Doubts if US bishops’ election guide reflects Francis

Sharp debate on the degree to which US bishops should adjust their priorities to match those of Pope Francis preceded approval of an election-year guide.

The US bishops, meeting this week in Baltimore, approved an election guide called “Faithful Citizenship”.

It stresses the moral imperative to evaluate political candidates according to their position on marriage and abortion.

It addresses a broad range of issues in Catholic social teaching, including protecting immigrants and the environment, fighting racism and poverty, and opposing the death penalty.

But the bishops said they consider opposition to gay marriage and abortion rights paramount in this US presidential election season and beyond.

Bishop Robert McElroy of San Diego said the document was “gravely hobbled” and did not reflect the Pope’s priorities.

Bishop McElroy argued that the document, a re-working of an 84-page treatise first written in 2007, should be scrapped.

“Specifically, I think the Pope is telling us that alongside the issues of abortion and euthanasia — which are central aspects of our commitment to transform this world — poverty and the degradation of the Earth are also central,” Bishop McElroy said.

“But this document keeps to the structure of the worldview of 2007. It does not put those there.”

Bishop McElroy argued that the new draft still “provides a warrant for those who will misuse this document outside this room to exclude poverty and exclude the environment as key issues and say they are secondary, and cite this document as they have done for the last two election cycles”.

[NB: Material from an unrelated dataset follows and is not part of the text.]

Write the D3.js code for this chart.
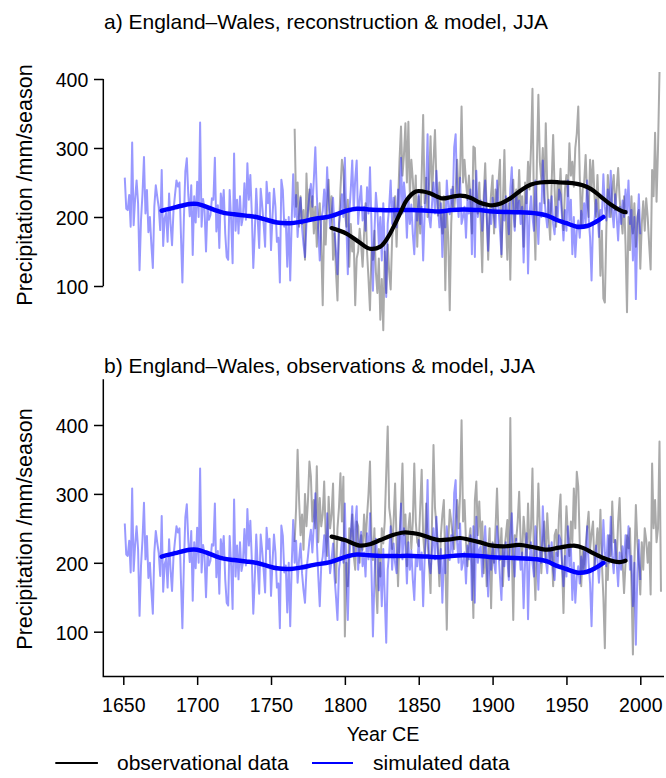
<!DOCTYPE html>
<html>
<head>
<meta charset="utf-8">
<script src="https://cdn.jsdelivr.net/npm/d3@7"></script>
<style>
  body { margin: 0; background: #fff; }
  svg { display: block; font-family: "Liberation Sans", Arial, Helvetica, sans-serif; }
</style>
</head>
<body>
<div id="chart"></div>
<script>
// England-Wales JJA precipitation, two panels
var svgWidth = 666;
var svgHeight = 778;

// model run (simulated), one value per year from simStart
var simStart = 1651;
var simValues = [
  257,212,210,232,186,308,188,226,253,220, 123,196,234,287,205,239,178,200,160,126,
  215,246,229,214,181,268,158,198,206,164, 234,190,159,210,232,253,244,250,176,105,
  196,266,285,232,201,246,145,230,192,251, 200,337,186,226,210,150,214,196,203,227,
  225,286,179,217,155,234,210,239,176,142, 138,239,196,133,292,180,225,176,230,188,
  200,249,196,278,225,261,205,126,176,241, 196,155,241,218,190,157,251,220,235,152,
  200,241,215,164,170,105,254,239,186,196, 128,200,108,195,262,200,232,171,205,228,
  185,160,142,190,209,232,248,215,255,301, 233,180,137,196,209,240,200,272,220,185,
  205,228,180,150,117,190,208,233,200,286, 190,117,205,240,282,210,255,282,190,224,
  245,195,215,180,243,205,272,190,93,175,  235,209,160,200,137,220,150,84,190,215,
  253,190,228,200,185,240,215,286,205,250, 224,170,230,190,218,175,146,210,195,233,
  190,215,137,205,240,320,200,185,219,250, 205,267,215,185,220,142,210,185,253,215,
  204,240,215,301,320,230,200,257,190,200, 215,170,225,205,240,146,253,142,267,200,
  219,224,180,215,253,200,151,210,190,228, 200,185,253,215,180,146,220,195,230,205,
  175,240,272,210,180,235,205,224,190,215, 134,200,243,118,204,230,200,180,253,210,
  161,220,200,282,230,205,185,225,204,230, 190,175,215,195,240,233,200,166,210,180,
  253,195,225,146,200,142,180,195,170,209, 185,220,190,253,200,170,108,190,195,225,
  205,171,210,200,262,215,195,240,200,267, 210,185,233,200,166,215,190,224,200,240,
  205,253,190,210,137,200,81,185,233,175
];

// reconstruction (panel a), from reconStart
var reconStart = 1766;
var reconValues = [
  328,215,250,186,230,190,210,138,263,200, 240,195,230,176,215,157,190,220,160,72,
  200,160,215,254,200,230,138,176,120,79,  180,240,283,268,210,186,225,128,190,150,
  168,72,140,150,183,160,128,175,220,150,  110,65,150,138,180,120,90,140,51,110,
  36,150,90,160,120,95,170,196,230,157,    220,283,331,260,290,336,250,338,230,283,
  254,210,260,157,230,176,260,348,220,257, 200,250,317,230,280,326,250,202,250,200,
  176,230,94,210,170,65,190,244,210,240,   283,230,260,360,250,283,251,225,260,227,
  176,302,300,227,205,250,190,120,230,278, 210,138,200,234,260,176,240,220,250,283,
  142,220,297,200,138,220,109,230,254,186, 240,210,268,210,230,157,250,220,280,240,
  300,386,210,138,280,377,280,254,300,220, 336,244,200,167,250,319,240,186,250,225,
  270,210,181,240,261,230,307,260,280,244, 300,321,360,260,186,240,250,290,230,200,
  283,240,282,230,200,261,200,115,180,82,  76,180,261,230,200,240,261,210,240,271,
  227,200,176,230,160,62,200,152,230,176,  220,157,200,210,125,190,223,180,227,200,
  160,124,268,230,322,222,300,410
];

// observations (panel b), from obsStart
var obsStart = 1766;
var obsValues = [
  230,280,364,291,240,270,219,300,253,290, 347,325,260,291,250,340,230,294,253,270,
  318,240,210,296,250,270,315,209,171,250, 280,330,260,325,93,200,166,250,233,270,
  210,190,260,253,200,240,219,270,230,267, 300,347,240,204,250,170,127,220,180,250,
  228,260,330,398,280,262,220,260,315,230, 166,240,280,344,240,270,195,250,272,220,
  260,344,260,230,224,280,335,240,210,286, 230,200,156,260,371,280,253,220,166,240,
  270,291,200,103,230,277,260,238,220,260, 291,250,300,407,260,291,230,195,233,250,
  200,120,291,318,240,289,230,260,185,230, 166,210,250,134,230,200,250,308,240,204,
  250,166,220,240,262,180,410,220,117,240, 233,260,303,230,210,267,240,204,286,220,
  250,337,200,146,240,315,250,185,230,260, 200,272,230,200,220,166,240,248,210,270,
  299,200,127,220,282,240,210,260,230,308, 250,332,311,230,166,220,190,224,250,274,
  220,243,260,190,220,250,210,277,200,150, 76,200,175,240,210,289,230,233,200,260,
  294,220,200,156,200,240,221,250,170,67,  200,284,230,200,154,230,190,250,233,200,
  230,154,344,250,291,230,250,376,158
];

// smoothed curves
var simSmoothYears  = [1676,1685,1695,1700,1706,1712,1718,1725,1733,1740,1747,1754,1763,1770,1779,1790,1801,1808,1816,1824,1835,1846,1856,1864,1872,1880,1891,1900,1915,1930,1937,1943,1950,1957,1964,1970,1975];
var simSmoothValues = [209,214,219,219,215,210,206,204,202,200,196,192,191,193,197,201,209,212,211,210,210,210,209,208,210,211,210,208,207,205,202,196,191,186,187,193,200];

var reconSmoothYears  = [1791,1801,1810,1817,1824,1829,1833,1838,1842,1848,1853,1858,1866,1872,1878,1885,1891,1896,1900,1906,1912,1920,1926,1932,1940,1946,1954,1961,1967,1973,1980,1988,1990];
var reconSmoothValues = [184,176,163,154,157,170,186,208,225,237,237,234,227,229,231,228,221,218,217,220,227,240,247,250,251,250,249,246,240,230,218,208,207];

var obsSmoothYears  = [1791,1800,1810,1817,1824,1832,1840,1846,1851,1858,1864,1871,1878,1885,1891,1900,1909,1918,1927,1937,1945,1955,1962,1968,1975,1982,1986,1990];
var obsSmoothValues = [238,233,225,227,233,240,244,243,241,236,233,234,236,233,230,225,224,226,223,219,222,225,221,214,207,202,201,203];

var yTicks = [100, 200, 300, 400];
var xTicks = [1650, 1700, 1750, 1800, 1850, 1900, 1950, 2000];

var svg = d3.select("#chart")
  .append("svg")
  .attr("width", svgWidth)
  .attr("height", svgHeight);

svg.append("rect").attr("width", svgWidth).attr("height", svgHeight).attr("fill", "#fff");

var plotLeft = 103.3;
var plotRight = 664;

var x = d3.scaleLinear().domain([1650, 2000]).range([123.3, 640.3]);

var panels = [
  {
    title: "a) England\u2013Wales, reconstruction & model, JJA",
    titleY: 29,
    y: d3.scaleLinear().domain([100, 400]).range([286, 79]),
    obsStart: reconStart, obs: reconValues,
    smYears: reconSmoothYears, smValues: reconSmoothValues,
    labelY: 185,
    box: false
  },
  {
    title: "b) England\u2013Wales, observations & model, JJA",
    titleY: 373,
    y: d3.scaleLinear().domain([100, 400]).range([631.7, 425]),
    obsStart: obsStart, obs: obsValues,
    smYears: obsSmoothYears, smValues: obsSmoothValues,
    labelY: 529,
    box: true
  }
];

panels.forEach(function(p) {
  var g = svg.append("g");

  var rawLine = function(start) {
    return d3.line()
      .x(function(d, i) { return x(start + i); })
      .y(function(d) { return p.y(d); });
  };

  var smoothLine = d3.line()
    .x(function(d) { return x(d[0]); })
    .y(function(d) { return p.y(d[1]); })
    .curve(d3.curveCatmullRom.alpha(0.5));

  // grey annual series
  g.append("path")
    .datum(p.obs)
    .attr("d", rawLine(p.obsStart))
    .attr("fill", "none")
    .attr("stroke", "#aaaaaa")
    .attr("stroke-width", 2)
    .attr("stroke-linejoin", "round");

  // simulated annual series (transparent blue)
  g.append("path")
    .datum(simValues)
    .attr("d", rawLine(simStart))
    .attr("fill", "none")
    .attr("stroke", "rgba(0,0,255,0.4)")
    .attr("stroke-width", 2)
    .attr("stroke-linejoin", "round");

  // smoothed model
  g.append("path")
    .datum(d3.zip(simSmoothYears, simSmoothValues))
    .attr("d", smoothLine)
    .attr("fill", "none")
    .attr("stroke", "#0000ff")
    .attr("stroke-width", 4.5)
    .attr("stroke-linecap", "round");

  // smoothed observations / reconstruction
  g.append("path")
    .datum(d3.zip(p.smYears, p.smValues))
    .attr("d", smoothLine)
    .attr("fill", "none")
    .attr("stroke", "#000")
    .attr("stroke-width", 4.2)
    .attr("stroke-linecap", "round");

  // y axis
  var yAxis = g.append("g")
    .attr("transform", "translate(" + plotLeft + ",0)")
    .call(d3.axisLeft(p.y).tickValues(yTicks).tickSize(9.3).tickSizeOuter(0).tickPadding(5.7));
  yAxis.select(".domain").remove();
  yAxis.selectAll(".tick line").attr("stroke", "#000").attr("stroke-width", 1.5);
  yAxis.selectAll(".tick text")
    .attr("font-size", "19.5px")
    .attr("font-family", "Liberation Sans, Arial, sans-serif")
    .attr("fill", "#000")
    .attr("dy", "0.4em");

  if (p.box) {
    g.append("path")
      .attr("d", "M" + plotLeft + ",379.3V676.5H" + plotRight)
      .attr("fill", "none")
      .attr("stroke", "#000")
      .attr("stroke-width", 1.5);
  } else {
    g.append("line")
      .attr("x1", plotLeft).attr("x2", plotLeft)
      .attr("y1", p.y(100)).attr("y2", p.y(400))
      .attr("stroke", "#000")
      .attr("stroke-width", 1.5);
  }

  // title
  svg.append("text")
    .attr("x", 104)
    .attr("y", p.titleY)
    .attr("font-size", "21px")
    .text(p.title);

  // y label
  svg.append("text")
    .attr("transform", "translate(31.5," + p.labelY + ") rotate(-90)")
    .attr("text-anchor", "middle")
    .attr("font-size", "21.5px")
    .text("Precipitation /mm/season");
});

// x axis, bottom panel only
var xAxis = svg.append("g")
  .attr("transform", "translate(0,676.5)")
  .call(d3.axisBottom(x).tickValues(xTicks).tickFormat(d3.format("d")).tickSize(8.5).tickSizeOuter(0).tickPadding(12.7));
xAxis.select(".domain").remove();
xAxis.selectAll(".tick line").attr("stroke", "#000").attr("stroke-width", 1.5);
xAxis.selectAll(".tick text")
  .attr("font-size", "19.5px")
  .attr("font-family", "Liberation Sans, Arial, sans-serif")
  .attr("fill", "#000");

svg.append("text")
  .attr("x", 383)
  .attr("y", 741)
  .attr("text-anchor", "middle")
  .attr("font-size", "19.7px")
  .text("Year CE");

// legend
var legendItems = [
  { label: "observational data", color: "#000", x1: 55.3, x2: 97.9, tx: 117 },
  { label: "simulated data", color: "#0000ff", x1: 312, x2: 353, tx: 373 }
];
var legend = svg.append("g");
legendItems.forEach(function(d) {
  legend.append("line")
    .attr("x1", d.x1).attr("x2", d.x2)
    .attr("y1", 763).attr("y2", 763)
    .attr("stroke", d.color)
    .attr("stroke-width", 1.8);
  legend.append("text")
    .attr("x", d.tx)
    .attr("y", 770)
    .attr("font-size", "21px")
    .text(d.label);
});
</script>
</body>
</html>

Bishop McElroy was supported by a number of other bishops, some of whom were also dismayed by the number of times the draft mentioned same-sex marriage, given that the US Supreme Court has ruled on that issue.

Cardinal Donald Wuerl of Washington said that while the document is not perfect, it is still good.

Cardinal Wuerl said that by supporting it “we will have something done this year and not run the risk of trying to do something in the midst of an election campaign”.

The document was approved by 210-21 with five abstentions.